I mostly invest in stocks, but when I was new to the market I bought an closed-end fund (symbol: IIF). Recently I saw this article:
http://biz.yahoo.com/bw/070619/200706190...

What does this mean for me? I can think of a couple of ways of interpreting it.
- It could mean that the fund had short-term capital gains of $0.10 per share and long-term capital gains of $4.80 a share, which to me means that I will receive $4.90 a share.
- It could also mean that the shares I hold are somehow ear-marked as short-term or long-term

Also, it seems that every time the fund the declares is a distribution (dividend), the price drops 10%... what's going on here... my only guess is that they are selling positions to pay the dividend, thus the net holdings are less, affecting what people are willing to pay for it.

I have searched the Internet for a while looking for some insight into this, but I always get the basic "What percentage are long-term, short-term capital gains taxed at"?

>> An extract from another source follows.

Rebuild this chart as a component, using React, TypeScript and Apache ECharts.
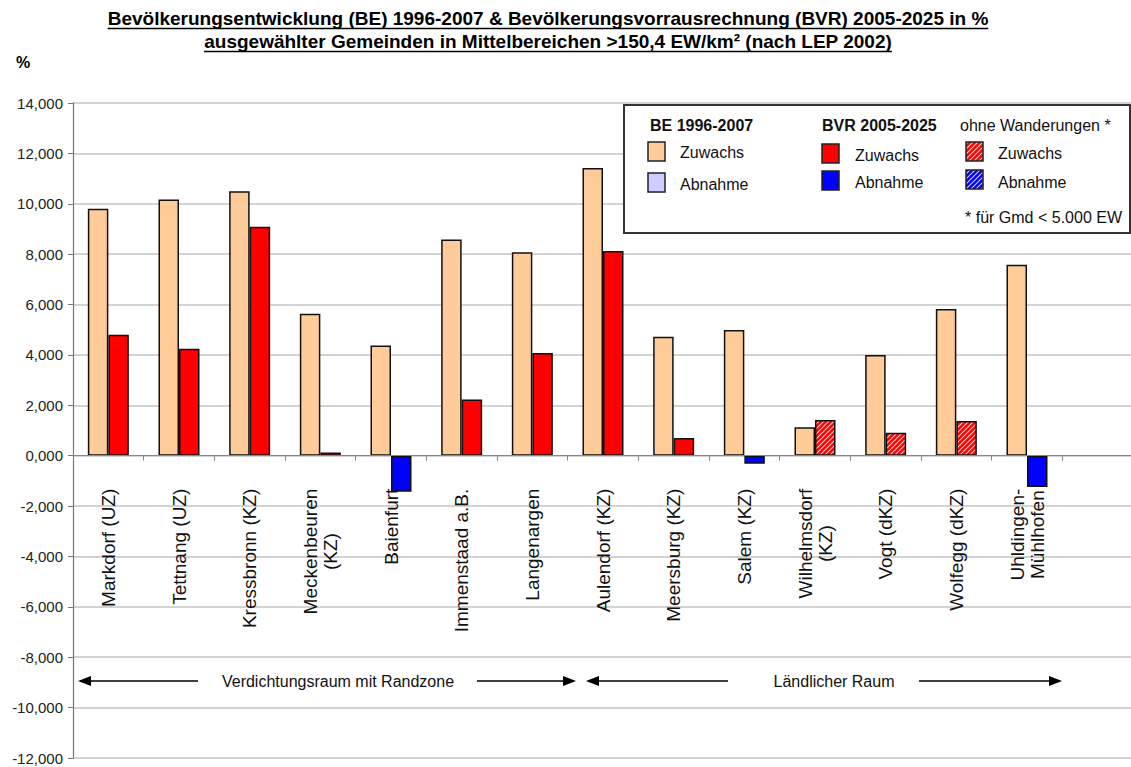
import React, { useEffect, useRef } from "react";
import * as echarts from "echarts";

// Municipalities (line breaks as printed under the axis); the last slot stays empty
const categories = [
  "Markdorf (UZ)",
  "Tettnang (UZ)",
  "Kressbronn (KZ)",
  "Meckenbeuren\n(KZ)",
  "Baienfurt",
  "Immenstaad a.B.",
  "Langenargen",
  "Aulendorf (KZ)",
  "Meersburg (KZ)",
  "Salem (KZ)",
  "Wilhelmsdorf\n(KZ)",
  "Vogt (dKZ)",
  "Wolfegg (dKZ)",
  "Uhldingen-\nMühlhofen",
  "",
];

// Bevölkerungsentwicklung 1996-2007 in %
const beValues = [9.8, 10.17, 10.5, 5.63, 4.37, 8.58, 8.08, 11.42, 4.72, 4.99, 1.13, 4.0, 5.82, 7.58, null];

// Bevölkerungsvorausrechnung 2005-2025 in %
const bvrValues = [4.8, 4.25, 9.09, 0.13, -1.43, 2.23, 4.08, 8.13, 0.7, -0.32, 1.42, 0.91, 1.38, -1.24, null];

// BVR computed without migration (municipalities < 5.000 EW)
const ohneWanderungen = [false, false, false, false, false, false, false, false, false, false, true, true, true, false, false];

const yMin = -12;
const yMax = 14;
const yStep = 2;

const titleLines = [
  "Bevölkerungsentwicklung (BE) 1996-2007 & Bevölkerungsvorrausrechnung (BVR) 2005-2025 in %",
  "ausgewählter Gemeinden in Mittelbereichen >150,4 EW/km² (nach LEP 2002)",
];

const regions = ["Verdichtungsraum mit Randzone", "Ländlicher Raum"];

const BE_UP = "#FFCC99";
const BE_DOWN = "#CCCCFF";
const BVR_UP = "#FF0000";
const BVR_DOWN = "#0000FF";
const FONT = "'Liberation Sans', Arial, sans-serif";

// Plot box
const GRID_LEFT = 73;
const GRID_TOP = 103;
const GRID_H = 655;
const GRID_W = 1060;
// Place the municipality names just under the zero line
const zeroY = GRID_TOP + (GRID_H * yMax) / (yMax - yMin);
const labelTop = zeroY + 33;

function hatch(base: string) {
  const s = 5;
  const c = document.createElement("canvas");
  c.width = s;
  c.height = s;
  const ctx = c.getContext("2d")!;
  ctx.fillStyle = base;
  ctx.fillRect(0, 0, s, s);
  ctx.strokeStyle = "rgba(255,255,255,0.8)";
  ctx.lineWidth = 1.1;
  ctx.beginPath();
  ctx.moveTo(-1, s + 1);
  ctx.lineTo(s + 1, -1);
  ctx.moveTo(-1, 1);
  ctx.lineTo(1, -1);
  ctx.moveTo(s - 1, s + 1);
  ctx.lineTo(s + 1, s - 1);
  ctx.stroke();
  return { image: c as any, repeat: "repeat" as const };
}

function textWidth(text: string, font: string) {
  const c = document.createElement("canvas").getContext("2d")!;
  c.font = font;
  return c.measureText(text).width;
}

function arrowHead(xTip: number, y: number, dir: number) {
  return {
    type: "polygon",
    shape: {
      points: [
        [xTip, y],
        [xTip - dir * 13, y - 5],
        [xTip - dir * 13, y + 5],
      ],
    },
    style: { fill: "#000" },
    z: 20,
  };
}

function hLine(x1: number, x2: number, y: number, width = 1.5, color = "#000") {
  return {
    type: "line",
    shape: { x1, y1: y, x2, y2: y },
    style: { stroke: color, lineWidth: width },
    z: 20,
  };
}

function txt(text: string, x: number, y: number, opts: any = {}) {
  return {
    type: "text",
    x,
    y,
    z: 30,
    style: {
      text,
      fontFamily: FONT,
      fontSize: opts.size ?? 16,
      fontWeight: opts.bold ? "bold" : "normal",
      fill: opts.color ?? "#111",
      align: opts.align ?? "left",
      verticalAlign: "middle",
    },
  };
}

function swatch(x: number, y: number, fill: any) {
  return {
    type: "rect",
    shape: { x, y, width: 17, height: 19 },
    style: { fill, stroke: "#222", lineWidth: 1.5 },
    z: 30,
  };
}

export default function App() {
  const ref = useRef<HTMLDivElement>(null);

  useEffect(() => {
    if (!ref.current) return;
    const chart = echarts.init(ref.current, undefined, { renderer: "svg" });

    const redHatch = hatch(BVR_UP);
    const blueHatch = hatch(BVR_DOWN);

    const beData = beValues.map((v) =>
      v == null ? null : { value: v, itemStyle: { color: v >= 0 ? BE_UP : BE_DOWN } }
    );
    const bvrData = bvrValues.map((v, i) => {
      if (v == null) return null;
      const hatched = ohneWanderungen[i];
      const color = v >= 0 ? (hatched ? redHatch : BVR_UP) : hatched ? blueHatch : BVR_DOWN;
      return { value: v, itemStyle: { color } };
    });

    // Title with underlines sized to the rendered text
    const titleSize = 19;
    const titleFont = `bold ${titleSize}px ${FONT}`;
    const titleCx = 548;
    const titleGraphics: any[] = [];
    titleLines.forEach((line, i) => {
      const yMid = 18 + i * 23;
      const w = textWidth(line, titleFont);
      titleGraphics.push(txt(line, titleCx, yMid, { bold: true, size: titleSize, align: "center", color: "#000" }));
      titleGraphics.push(hLine(titleCx - w / 2, titleCx + w / 2, yMid + 10.5, 1.6));
    });

    const legendGraphics: any[] = [
      {
        type: "rect",
        shape: { x: 624, y: 105, width: 506, height: 128 },
        style: { fill: "#fff", stroke: "#333", lineWidth: 2 },
        z: 25,
      },
      txt("BE 1996-2007", 650, 125, { bold: true }),
      swatch(648, 142, BE_UP),
      txt("Zuwachs", 680, 152),
      swatch(648, 173, BE_DOWN),
      txt("Abnahme", 680, 184),
      txt("BVR 2005-2025", 822, 125, { bold: true }),
      swatch(822, 144, BVR_UP),
      txt("Zuwachs", 855, 155),
      swatch(822, 171, BVR_DOWN),
      txt("Abnahme", 855, 182),
      txt("ohne Wanderungen *", 960, 125),
      swatch(966, 142, redHatch),
      txt("Zuwachs", 998, 153),
      swatch(966, 170, blueHatch),
      txt("Abnahme", 998, 182),
      txt("* für Gmd < 5.000 EW", 1122, 217, { align: "right" }),
    ];

    const arrowY = 681;
    const regionGraphics: any[] = [
      hLine(80, 198, arrowY),
      arrowHead(78, arrowY, -1),
      txt(regions[0], 338, arrowY, { align: "center" }),
      hLine(477, 574, arrowY),
      arrowHead(576, arrowY, 1),
      hLine(588, 728, arrowY),
      arrowHead(586, arrowY, -1),
      txt(regions[1], 834, arrowY, { align: "center" }),
      hLine(919, 1060, arrowY),
      arrowHead(1062, arrowY, 1),
    ];

    chart.setOption({
      animation: false,
      backgroundColor: "#fff",
      grid: {
        left: GRID_LEFT,
        top: GRID_TOP,
        width: GRID_W,
        height: GRID_H,
        containLabel: false,
        outerBoundsMode: "none",
      },
      xAxis: {
        type: "category",
        data: categories,
        boundaryGap: true,
        axisLine: { onZero: true, lineStyle: { color: "#888", width: 1.2 } },
        axisTick: { show: true, length: 5, inside: false, lineStyle: { color: "#888" } },
        axisLabel: {
          rotate: 90,
          // labels are laid out from the plot's bottom edge; pull them up under the zero line
          margin: labelTop - (GRID_TOP + GRID_H),
          interval: 0,
          color: "#111",
          fontFamily: FONT,
          fontSize: 19,
          lineHeight: 20,
          formatter: (v: string) =>
            v
              .split("\n")
              .map((l) => `{c|${l}}`)
              .join("\n"),
          rich: { c: { align: "center", fontFamily: FONT, fontSize: 19, lineHeight: 20, color: "#111" } },
        },
        splitLine: { show: false },
        z: 5,
      },
      yAxis: {
        type: "value",
        min: yMin,
        max: yMax,
        interval: yStep,
        axisLine: { show: true, lineStyle: { color: "#777", width: 1.2 } },
        axisTick: { show: true, length: 5, lineStyle: { color: "#777" } },
        axisLabel: {
          margin: 10,
          color: "#222",
          fontFamily: FONT,
          fontSize: 15,
          formatter: (v: number) => v.toFixed(3).replace(".", ","),
        },
        splitLine: { show: true, lineStyle: { color: "#c4c4c4", width: 1.5 } },
      },
      series: [
        {
          name: "BE 1996-2007",
          type: "bar",
          data: beData,
          barWidth: 20.5,
          barGap: "0%",
          itemStyle: { borderColor: "#111", borderWidth: 1.5 },
          z: 3,
        },
        {
          name: "BVR 2005-2025",
          type: "bar",
          data: bvrData,
          barWidth: 20.5,
          barGap: "0%",
          itemStyle: { borderColor: "#111", borderWidth: 1.5 },
          z: 3,
        },
      ],
      graphic: [
        ...titleGraphics,
        txt("%", 16, 62, { bold: true, size: 16, color: "#000" }),
        ...legendGraphics,
        ...regionGraphics,
      ],
    });

    return () => chart.dispose();
  }, []);

  return (
    <div
      ref={ref}
      style={{ position: "absolute", left: 0, top: 0, width: 1131, height: 767, background: "#fff" }}
    />
  );
}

"What are the differences between being paid out short-tem or long-term dividends." No such thing as short- or long-term dividends, they are capital gains.
"...fund the declares is a distribution (dividend),..." not all of the distribution is dividends, it could be dividends and capital gains.
"It could also mean that the shares I hold are somehow ear-marked as short-term or long-term" Nope, you shares neither short-term nor long term. Now if you sell you shares one year or less after you bought them, you profit (capital gains) are short-term. If you sell one year and one day or longer after you buy them, then your profit (capital gains) are long term. Shares are shares.
Their distribution of 10 cents short term capital gains and $4.80 long term cg means they sold some of the stocks they hold in the fund and have a profit of 10 cents on stocks held 1 year or less and $4.80 profit on stocks held over 1 year. You receive a check for $4.90 a share.
The price can drop when the fund makes a distribution. They are not selling positions to pay the dividend -- they collect dividends from stocks they own, and keep the dividend as cash on hand to pay for the dividend at the end of the quarter, 1/2 year or end of the year. The net holdings are stocks they still own plus cash on hand (from dividends and capital gains) so when they give you the dividends/capital gains, the net asset value of the fund does go down and the price may (or not) also, depending what "the market" figures the fund is now worth.

dividends cost the fund money so the shares are worth less after dividends are paid. The fund will sell positions during the year some they have held long term and some they have held short term, even if you just bought it you can have long term gains.